The rules of engagement.
It is the first train car in the morning. And the last car at night. It is the protected, vinyl-seated sanctuary of those commuters who are reserved instead of rowdy. Who prefer peacefulness to raucousness. It is, of course, the Quiet Car. That blissful, tranquil escape from those uncivilized train cars that are loud, noisy and occasionally punctuated with a cell phone ring tone of Twisted Sister’s “We’re Not Gonna Take It.” And above our heads, as a quiet warning to those who don’t know how commuting is conducted on the Quiet Car, hang the words we live by. A bullet-pointed manifesto, in black and white (and some cheesy rust color) intended to inform the uninitiated. A set of rules that is most often adhered to, but sometimes broken. And when those times come, as they sometimes do, I will channel my frustration into yet another post. I get to work on my anger management. And hopefully, you get to be entertained. How lucky are we?

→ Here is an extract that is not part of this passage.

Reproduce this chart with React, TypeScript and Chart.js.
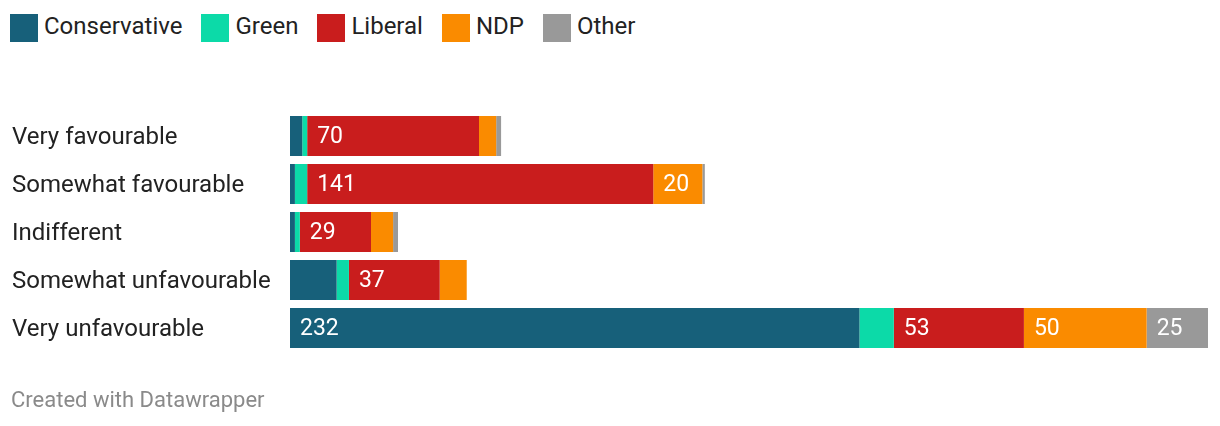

The unwelcomed back massage.
Take away the atmospheric, New Age musical backdrop. Lose the warm towels. Forget about the ginger-infused tea. No, this is a different experience altogether. I’ll call it the Knee-To-The-Lower-Lumbar massage. It’s not Shiatsu. And it’s not Swedish. Unless the person’s whose knee is grinding into the back of your train seat is named Anders or Erica. As you might have guessed, I’m not a fan of this kind of massage. And I’m sure I’m not alone.
I know, I know… the name’s cryptic.
Let’s get this thing started. You’re like, “What thing? What’s Please Lower That mean?” It’s my reflections, observations and exasperations (I just like “tion” endings coming in succession. Just one of my many quirks…you’ll get used to it…I did) that come with commuting in general, and riding in the Quiet Car in particular. I’m going to try to remain anonymous, but if you’re on the Quiet Car and you hear someone say, “Please lower that,” well, I guess I’ve blown my cover.